Los grandes procesos de cambio político están acompañados de creencias colectivas. La dominación más eficaz no descansa solamente en el uso el poder —la capacidad de someter a los demás por efecto de la fuerza propia—, sino en la habilidad de convertir a los dominados en copartícipes de un conjunto de ideas que convierten su obediencia en convicción. En esto consiste la potencia de la democracia: en el hecho de que la mayoría de las personas que conviven bajo un mismo Estado le otorgan su confianza al gobernante y lo invisten de legitimidad; aceptan la dominación que otorgan.

Ningún régimen político ha sido capaz de perdurar sin el respaldo de ese cimiento emocional, que fluctúa entre la razón, la fe y la ideología. En su momento, nada fue más potente que la religión. La sola idea de que Dios había tomado decisiones para organizar el mundo, otorgando a unos la responsabilidad de gobernar y a otros la obligación de obedecer permitió fundar las monarquías y garantizar la sumisión de los súbditos durante siglos. La lucha por el poder político nunca se aplacó, pero estaba reservada para los elegidos: para quienes habían nacido de los vientres que conferían la legitimidad de origen. Creer en Dios, en los rituales que afirmaban su existencia y en la distribución sagrada del poder eran una y la misma cosa.

Más tarde, la razón desafió a la fe: la Ilustración le abrió el camino a la revolución más importante de la historia, la del liberalismo, que se fundó en la sola idea de que la soberanía no emanaba de los Cielos sino de la voluntad de cada uno, agregada en un régimen aceptado por la mayoría y asentado en leyes. Los libros sagrados fueron sustituidos por las constituciones: la legitimidad mítica de los muertos se confrontó con la soberanía militante de los vivos y nació una nueva época, cuyas bases siguen vigentes. Pero al mismo tiempo, emergió la necesidad de justificar con ideas y expectativas viables todas las acciones. El viejo régimen no argumentaba; el nuevo tenía que persuadir.

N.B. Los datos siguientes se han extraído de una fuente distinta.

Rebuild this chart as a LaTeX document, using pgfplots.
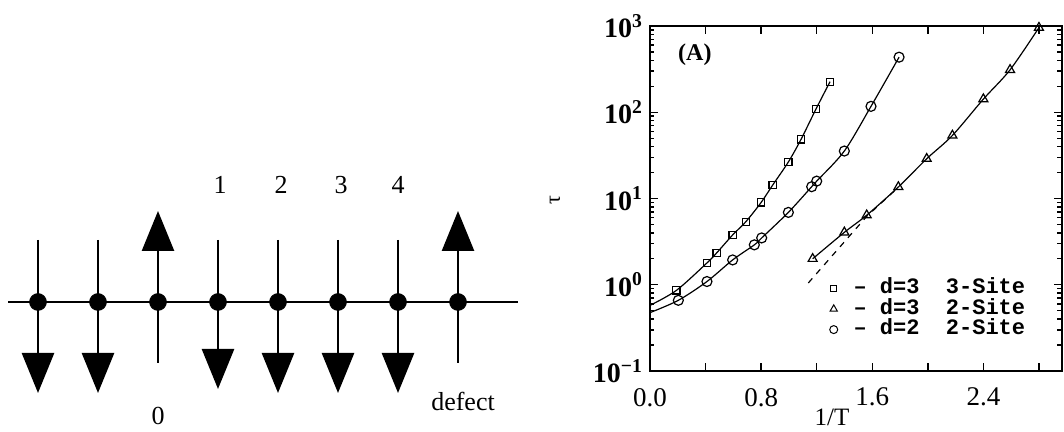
\documentclass[border=0pt]{standalone}
\usepackage{fontspec}
\setmainfont{Liberation Serif}
\newfontfamily\legfont{Liberation Mono}
\usepackage{pgfplots}
\pgfplotsset{compat=1.18}
\usetikzlibrary{arrows.meta}

\begin{document}
\begin{tikzpicture}
\useasboundingbox (0,0) rectangle (532pt,216pt);
% left panel: spin chain, in pixel units (1 px = 0.5pt)
\begin{axis}[at={(0pt,0pt)},anchor=south west,width=532pt,height=216pt,scale only axis,
  xmin=0,xmax=1064,ymin=0,ymax=432,hide axis,clip=false]
\addplot[black,line width=1pt] coordinates {(8,130) (518,130)};
\addplot[black,line width=1.3pt,-{Triangle[length=20pt,width=16pt]},quiver={u=0,v=\thisrow{v}}] table {
x y v
38 192 -153
98 192 -153
218 192 -149
278 192 -153
338 192 -153
398 192 -153
};
\addplot[black,line width=1.3pt,-{Triangle[length=20pt,width=16pt]},quiver={u=0,v=\thisrow{v}}] table {
x y v
158 69 152
458 69 152
};
\addplot[only marks,mark=*,mark size=4.2pt,black] coordinates {(38,130) (98,130) (158,130) (218,130) (278,130) (338,130) (398,130) (458,130)};
\node[font=\fontsize{13}{13}\selectfont] at (axis cs:220,247) {1};
\node[font=\fontsize{13}{13}\selectfont] at (axis cs:281,247) {2};
\node[font=\fontsize{13}{13}\selectfont] at (axis cs:341,247) {3};
\node[font=\fontsize{13}{13}\selectfont] at (axis cs:398,247) {4};
\node[font=\fontsize{13}{13}\selectfont] at (axis cs:158,16) {0};
\node[font=\fontsize{13}{13}\selectfont] at (axis cs:463,31) {defect};
\end{axis}

% right panel: relaxation time vs 1/T
\begin{axis}[at={(325pt,30.5pt)},anchor=south west,width=205.85pt,height=172.5pt,scale only axis,
  ymode=log,xmin=0,xmax=2.964,ymin=0.1,ymax=1000,clip=false,
  axis line style={line width=0.9pt},tick style={black,line width=0.7pt},
  tick align=inside,major tick length=4pt,minor tick length=2.2pt,
  xtick={0,0.4,0.8,1.2,1.6,2.0,2.4,2.8},xticklabels={0.0,,0.8,,1.6,,2.4,},
  ytick={0.1,1,10,100,1000},
  yticklabels={10\textsuperscript{−1},10\textsuperscript{0},10\textsuperscript{1},10\textsuperscript{2},10\textsuperscript{3}},
  xticklabel style={font=\fontsize{13.5}{13.5}\selectfont,yshift=-5pt},
  yticklabel style={font=\fontsize{14}{14}\selectfont\bfseries},
  xlabel={1/T},xlabel style={at={(axis description cs:0.442,-0.134)},anchor=center,font=\fontsize{12.5}{12.5}\selectfont},
  ylabel={τ},ylabel style={at={(axis description cs:-0.231,0.496)},anchor=center,font=\fontsize{11}{11}\selectfont},
  legend style={draw=none,fill=none,at={(rel axis cs:0.43,0.2704)},anchor=north west,
    font=\legfont\bfseries\fontsize{11}{11}\selectfont,row sep=0pt,inner sep=0pt,
    nodes={inner sep=0.5pt,text height=7.3pt,text depth=2pt}},
  legend cell align=left,
  legend image code/.code={\draw[mark options={scale=0.8,line width=0.5pt}] plot coordinates {(0.1cm,0cm)};\path (0cm,0cm) (0.42cm,0cm);}]
% curves
\addplot[black,line width=0.6pt,smooth,forget plot] coordinates {(0,0.577) (0.19,0.86) (0.41,1.79) (0.48,2.34) (0.595,3.78) (0.69,5.38) (0.80,9.0) (0.883,14.3) (0.996,26.5) (1.087,48.4) (1.195,109) (1.296,226)};
\addplot[black,line width=0.6pt,smooth,forget plot] coordinates {(0,0.475) (0.204,0.66) (0.41,1.09) (0.595,1.94) (0.751,2.9) (0.804,3.49) (0.996,6.9) (1.164,13.7) (1.2,15.9) (1.399,35.5) (1.591,117) (1.793,435)};
\addplot[black,line width=0.6pt,smooth,forget plot] coordinates {(1.171,2.0) (1.399,4.05) (1.56,6.4) (1.788,13.6) (1.992,28.9) (2.177,53.8) (2.4,142) (2.592,310) (2.8,956)};
\addplot[black,line width=0.6pt,dashed,forget plot] coordinates {(1.14,1.05) (1.56,6.2) (1.79,13.6)};
% data points
\addplot[only marks,mark=square,mark size=1.8pt,black,line width=0.6pt] coordinates {(0.19,0.86) (0.41,1.79) (0.48,2.34) (0.595,3.78) (0.69,5.38) (0.80,9.0) (0.883,14.3) (0.996,26.5) (1.087,48.4) (1.195,109) (1.296,226)};
\addplot[only marks,mark=triangle,mark size=2.6pt,black,line width=0.6pt] coordinates {(1.171,2.0) (1.399,4.05) (1.56,6.4) (1.788,13.6) (1.992,28.9) (2.177,53.8) (2.4,142) (2.592,310) (2.8,956)};
\addplot[only marks,mark=o,mark size=2.5pt,black,line width=0.6pt] coordinates {(0.204,0.66) (0.41,1.09) (0.595,1.94) (0.751,2.9) (0.804,3.49) (0.996,6.9) (1.164,13.7) (1.2,15.9) (1.399,35.5) (1.591,117) (1.793,435)};
\legend{–~d=3~~3-Site,–~d=3~~2-Site,–~d=2~~2-Site}
\node[font=\bfseries\fontsize{12}{12}\selectfont] at (rel axis cs:0.109,0.916) {(A)};
\end{axis}
\end{tikzpicture}
\end{document}
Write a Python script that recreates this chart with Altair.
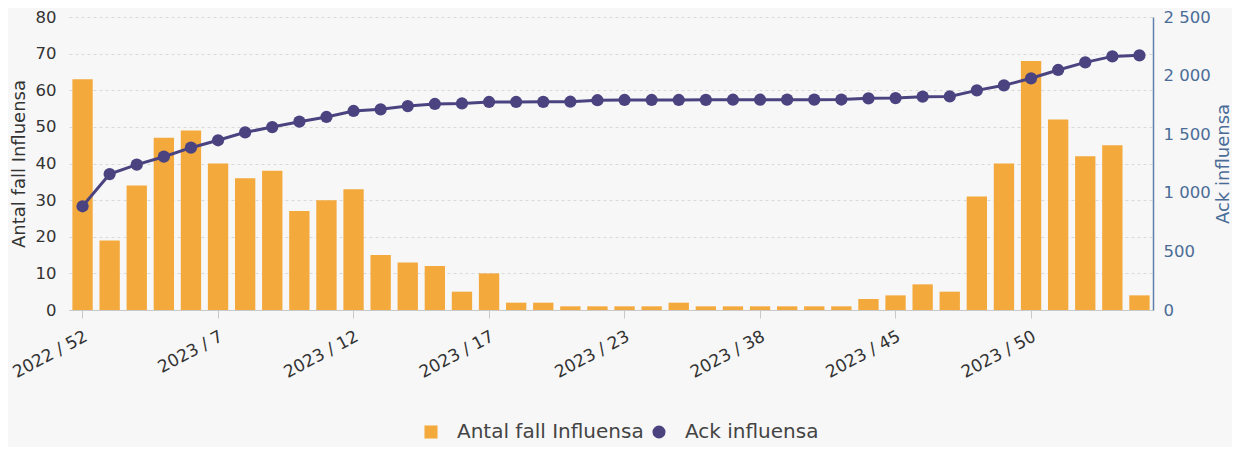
import altair as alt
import pandas as pd

weeks = [
    "2022 / 52", "2023 / 2", "2023 / 3", "2023 / 4", "2023 / 6",
    "2023 / 7", "2023 / 8", "2023 / 9", "2023 / 10", "2023 / 11",
    "2023 / 12", "2023 / 13", "2023 / 14", "2023 / 15", "2023 / 16",
    "2023 / 17", "2023 / 18", "2023 / 19", "2023 / 20", "2023 / 22",
    "2023 / 23", "2023 / 25", "2023 / 28", "2023 / 33", "2023 / 35",
    "2023 / 38", "2023 / 39", "2023 / 40", "2023 / 42", "2023 / 44",
    "2023 / 45", "2023 / 46", "2023 / 47", "2023 / 48", "2023 / 49",
    "2023 / 50", "2023 / 51", "2023 / 52", "2024 / 1", "2024 / 2",
]
antal = [63, 19, 34, 47, 49, 40, 36, 38, 27, 30,
         33, 15, 13, 12, 5, 10, 2, 2, 1, 1,
         1, 1, 2, 1, 1, 1, 1, 1, 1, 3,
         4, 7, 5, 31, 40, 68, 52, 42, 45, 4]
ack = [885, 1160, 1240, 1308, 1385, 1448, 1516, 1561, 1607, 1647,
       1698, 1712, 1740, 1758, 1762, 1775, 1775, 1776, 1777, 1790,
       1792, 1792, 1792, 1793, 1794, 1794, 1795, 1795, 1796, 1806,
       1808, 1820, 1822, 1874, 1917, 1977, 2048, 2113, 2164, 2173]
tick_weeks = ["2022 / 52", "2023 / 7", "2023 / 12", "2023 / 17",
              "2023 / 23", "2023 / 38", "2023 / 45", "2023 / 50"]
series = ["Antal fall Influensa", "Ack influensa"]
left_ticks = [0, 10, 20, 30, 40, 50, 60, 70, 80]
right_ticks = [0, 500, 1000, 1500, 2000, 2500]

df = pd.DataFrame({
    "vecka": weeks,
    "antal": antal,
    "ack": ack,
    "s_bar": series[0],
    "s_line": series[1],
})

FONT = "DejaVu Sans"
BAR = "#F4A93D"
LINE = "#4A4380"
RBLUE = "#4B6C97"

xenc = alt.X(
    "vecka:N", sort=None,
    scale=alt.Scale(paddingInner=0.25, paddingOuter=0.125),
    axis=alt.Axis(values=tick_weeks, title=None, labelAngle=-28,
                  labelFontSize=17, labelColor="#333333", labelFont=FONT,
                  domainColor="#c8c8c8", tickColor="#c8c8c8", tickSize=8,
                  labelPadding=10, grid=False),
)

color_scale = alt.Scale(domain=series, range=[BAR, LINE])
shape_scale = alt.Scale(domain=series, range=["square", "circle"])
legend = alt.Legend(title=None, orient="none", legendX=352, legendY=405,
                    direction="horizontal", labelFontSize=20,
                    labelColor="#444444", labelFont=FONT, symbolSize=170,
                    columnPadding=5, labelOffset=16, labelLimit=400)

bars = alt.Chart(df).mark_bar().encode(
    x=xenc,
    y=alt.Y("antal:Q", scale=alt.Scale(domain=[0, 80], nice=False),
            axis=alt.Axis(title="Antal fall Influensa", values=left_ticks,
                          grid=True, gridDash=[3, 3], gridColor="#d9d9d9",
                          domain=False, ticks=False, labelPadding=13,
                          labelFontSize=16.5, labelColor="#333333",
                          titleFontSize=18, titleColor="#333333",
                          titleFontWeight="normal", titlePadding=7)),
    color=alt.Color("s_bar:N", scale=color_scale, legend=legend),
)

yright = alt.Y(
    "ack:Q", scale=alt.Scale(domain=[0, 2500], nice=False),
    axis=alt.Axis(orient="right", title="Ack influensa", values=right_ticks,
                  grid=False, domain=True, domainColor="#5F80AA",
                  domainWidth=1.5, ticks=False, labelPadding=10,
                  labelFontSize=16.5, labelColor=RBLUE,
                  labelExpr="replace(format(datum.value, ','), ',', ' ')",
                  titleFontSize=18, titleColor=RBLUE, titleAngle=270,
                  titleBaseline="top",
                  titleFontWeight="normal", titlePadding=4),
)

line = alt.Chart(df).mark_line(color=LINE, strokeWidth=3).encode(
    x=xenc, y=yright,
)
points = alt.Chart(df).mark_point(filled=True, size=150, opacity=1).encode(
    x=xenc, y=yright,
    color=alt.Color("s_line:N", scale=color_scale, legend=legend),
    shape=alt.Shape("s_line:N", scale=shape_scale, legend=legend),
)

right = alt.layer(line, points)

chart = alt.layer(bars, right).resolve_scale(y="independent").properties(
    width=1084, height=293,
    padding={"left": 61, "top": 9, "right": 79, "bottom": 137},
    autosize=alt.AutoSizeParams(type="none"),
    background="#f7f7f7",
).configure_view(stroke=None).configure_axis(labelFont=FONT, titleFont=FONT)

chart.save("out.html", embed_options={"renderer": "svg", "actions": False})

Hacia el final del siglo XIX surgió con toda su potencia una nueva forma de la fe basada en las ideas: de la era de las constituciones pasamos al tiempo de las revoluciones; y de la igualdad ante la ley, al reclamo de la igualdad a secas. Si la soberanía era del pueblo, entonces tenía que ser igualitaria en todos los planos de la vida. Surgió así un nuevo régimen que quiso llamarse socialista y que, para florecer, quiso someter a quienes ya no tenían la legitimidad de Dios sino el control del capital y el privilegio. Sobrevino así un nuevo conjunto de creencias convertido en ideología que cruzó por buena parte del planeta, hasta que la contradicción inherente entre la libertad y la igualdad desembocó en nuevas dictaduras y la gente dejó de creer en sus promesas aplazadas.

El renuevo de la democracia obedece a esa larga serie de fracasos y, al mismo tiempo, exige que sean reconocidos: en nuestra época —como en todas las épocas— el poder se entrega a cambio del respeto por un conjunto de creencias y de expectativas que deben ser cumplidas. Pero en la nuestra, esas ideas deben construirse y ser acompañadas por la mayoría. Si algo hemos aprendido es que la historia no puede repetirse, simplemente porque las circunstancias son distintas. La Ilustración, el liberalismo y las revoluciones sociales enfrentaron sus propios desafíos. Nosotros tendremos que afrontar los propios.

Hoy sabemos con certeza que en la hechura de una nueva narrativa, México está obligado a dejar atrás sus vicios principales: la violencia y la desigualdad, que son el correlato de los abusos y los privilegios. He ahí la materia prima del conjunto de creencias necesario para fundar el nuevo régimen que está en curso. Pero hay que dar la media vuelta, pues quien camina de espaldas se tropieza.